= Dillard House =

Restaurant in Georgia, USA

The Dillard House

The Dillard House is a restaurant in Dillard, Georgia, known for its "family style" menu and Southern cooking. It traces its origins to the 1910s, when A. J. Dillard, a descendant of John Dillard, and his wife Carrie opened their stone house to boarders. With the improvement of local transportation infrastructure after World War II, it evolved into a major tourist attraction. Since 1954, it has expanded its dining facilities and added a hotel, cottages, petting zoo, and other attractions. The New York Times wrote in 1983, "[T]he Dillards dug themselves into the land, hung on through good times and bad, and in time turned homecooking and mountain hospitality ... into a big business."

The restaurant and resort, which sit in a town of about 200 people, claims to serve about 800 customers on an average day and up to 3,000 a day during peak season. Patrons have included Thomas Edison, Henry Ford, Lady Bird Johnson, Walt Disney, and Jimmy Carter.

The original stone house was nominated for inclusion in the National Register of Historic Places in 2007.

==Restaurant==
The Dillard House is an all-you-can-eat, one-menu, waiter-served buffet, also called "family style." The day's menu is placed on the board just inside the restaurant.
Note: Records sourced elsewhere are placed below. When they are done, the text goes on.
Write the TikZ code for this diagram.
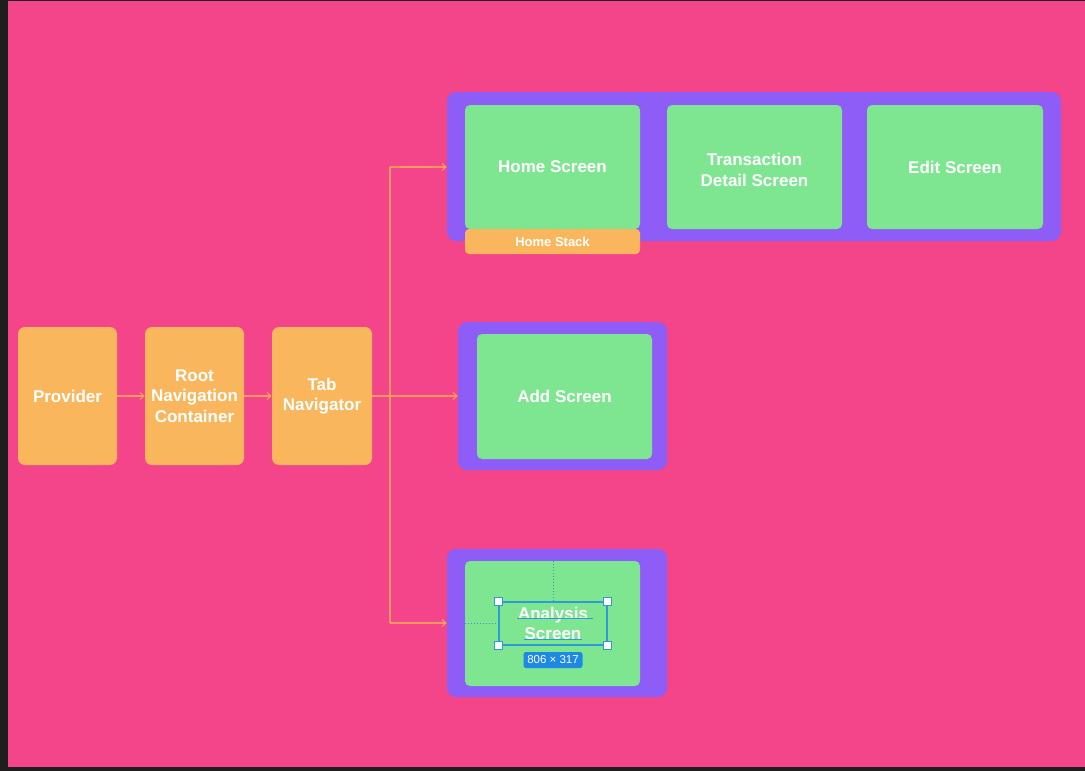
\documentclass[tikz,border=0pt]{standalone}
\usepackage{fontspec}
\setmainfont{Liberation Sans}
\usetikzlibrary{arrows.meta}
\definecolor{darkbg}{HTML}{1E1E1E}
\definecolor{pinkbg}{HTML}{F4448A}
\definecolor{orangebox}{HTML}{F9B65C}
\definecolor{purplebox}{HTML}{8E5CF7}
\definecolor{greenbox}{HTML}{7EE591}
\definecolor{wire}{HTML}{FA9A5E}
\definecolor{selblue}{HTML}{2E9BD6}
\definecolor{badge}{HTML}{1E88E5}
\tikzset{
  navbox/.style={fill=orangebox, rounded corners=7pt, draw=none, text=white, font=\bfseries\fontsize{17}{20.5}\selectfont, align=center},
  groupbox/.style={fill=purplebox, rounded corners=9pt, draw=none},
  screenbox/.style={fill=greenbox, rounded corners=5pt, draw=none, text=white, font=\bfseries\fontsize{17}{20.5}\selectfont, align=center},
  screentext/.style={text=white, font=\bfseries\fontsize{17}{20.5}\selectfont, align=center},
  wireline/.style={draw=wire, line width=1.1pt, -{Straight Barb[length=4pt,width=7pt]}},
  plainwire/.style={draw=wire, line width=1.1pt},
  handle/.style={draw=selblue, fill=white, line width=1pt, minimum size=7.5pt, inner sep=0pt},
  guide/.style={selblue, line width=1pt, dash pattern=on 1.5pt off 1.5pt},
}
\begin{document}
\begin{tikzpicture}[x=1pt,y=-1pt]
\useasboundingbox (0,0) rectangle (1085,771);
\fill[darkbg] (0,0) rectangle (1085,771);
\fill[pinkbg] (8,1) rectangle (1085,767);
% orange nav boxes
\node[navbox, minimum width=99pt, minimum height=138pt] (provider) at (67.5,396) {Provider};
\node[navbox, minimum width=99pt, minimum height=138pt] (root) at (194.5,396) {Root\\Navigation\\Container};
\node[navbox, minimum width=100pt, minimum height=138pt] (tab) at (322,396) {Tab\\Navigator};
% group boxes
\node[groupbox, minimum width=614pt, minimum height=149pt] (homegrp) at (754,166.5) {};
\node[groupbox, minimum width=209pt, minimum height=148pt] (addgrp) at (562.5,396) {};
\node[groupbox, minimum width=220pt, minimum height=148pt] (angrp) at (557,623) {};
% screens
\node[screenbox, minimum width=175pt, minimum height=124pt] (home) at (552.5,167) {Home Screen};
\node[screenbox, minimum width=175pt, minimum height=124pt] (detail) at (754.5,167) {};
\node[screentext] (detailtext) at (754.5,170) {Transaction\\Detail Screen};
\node[screenbox, minimum width=176pt, minimum height=124pt] (edit) at (955,167) {Edit Screen};
\node[fill=orangebox, rounded corners=4pt, minimum width=175pt, minimum height=25pt, text=white, font=\bfseries\fontsize{13}{15}\selectfont] (homestack) at (552.5,241.5) {Home Stack};
\node[screenbox, minimum width=175pt, minimum height=125pt] (add) at (564.5,396.5) {Add Screen};
\node[screenbox, minimum width=175pt, minimum height=125pt] (analysis) at (552.5,623.5) {};
% connectors
\coordinate (j) at (390,396);
\coordinate (jt) at (390,167);
\coordinate (jb) at (390,623);
\draw[wireline] (provider.east) -- (root.west);
\draw[wireline] (root.east) -- (tab.west);
\draw[wireline] (tab.east) -- (addgrp.west);
\draw[plainwire] (jt) -- (jb);
\draw[wireline] (jt) -- (homegrp.west |- jt);
\draw[wireline] (jb) -- (angrp.west |- jb);
% selection overlay on Analysis Screen
\node[draw=selblue, line width=1.3pt, minimum width=108pt, minimum height=43pt, inner sep=0pt] (sel) at (553,623.5) {};
\node[screentext] (antext) at (553,623.5) {Analysis\\Screen};
\draw[selblue, line width=1.2pt] (517,618.5) -- (593,618.5);
\draw[selblue, line width=1.2pt] (524,639.5) -- (582,639.5);
\draw[guide] (analysis.north -| sel.north) -- (sel.north);
\draw[guide] (analysis.west |- sel.west) -- (sel.west);
\node[handle] (h1) at (sel.north west) {};
\node[handle] (h2) at (sel.north east) {};
\node[handle] (h3) at (sel.south west) {};
\node[handle] (h4) at (sel.south east) {};
\node[fill=badge, rounded corners=2.5pt, text=white, font=\fontsize{11.5}{13}\selectfont, minimum width=59pt, minimum height=16pt, inner sep=0pt] (dims) at (553,660) {806 × 317};
\end{tikzpicture}
\end{document}
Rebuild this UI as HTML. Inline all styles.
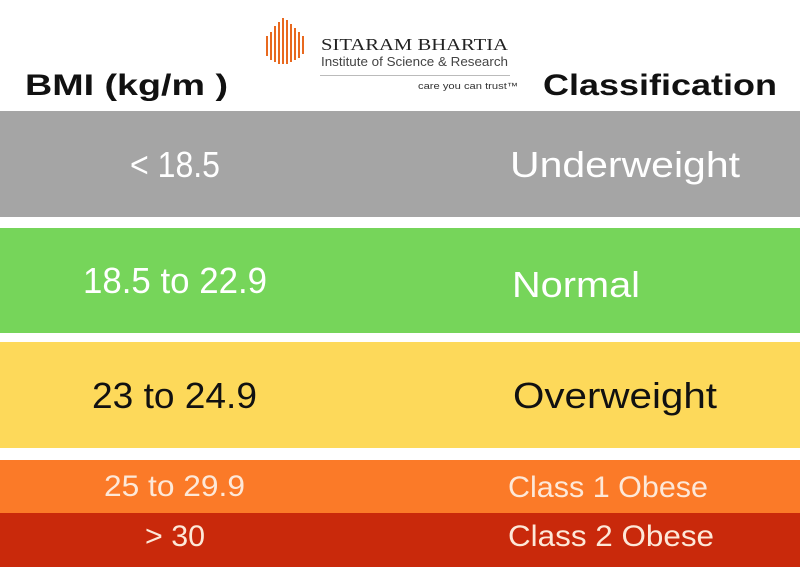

The staff brings every dish on the menu to the table, and that table can eat as much as they want, and ask for more of any dish. The food is Southern and Appalachian with apple butter, acorn squash soufflé, and country ham among the notable house specialties.

The Dillard House Cookbook and Mountain Guide was released by Longtree Press in 1996.

==Motel==
The Dillard House also features a motel, cottages, petting zoo, stables, fishing, chalets, and rooms in the original stone Dillard House, now called the Oaklawn Inn. It is a popular destination for leaf watchers drawn to the area's abundant foliage and sometimes brilliant colors seen shortly before the deciduous trees begin to lose their leaves. The restaurant claims to serve up to 3,000 customers a day during October.

==Other versions==
In the late 1970s through the late 1980s, the Dillard House Jr. was located in a building on Georgia Highway 441 next to Jim Dillard's Best Western motel. It served food similar to the original Dillard House, along with standard American food like hamburgers and steaks. Orders were placed by the individual, and did not feature the one-menu approach of the original Dillard House.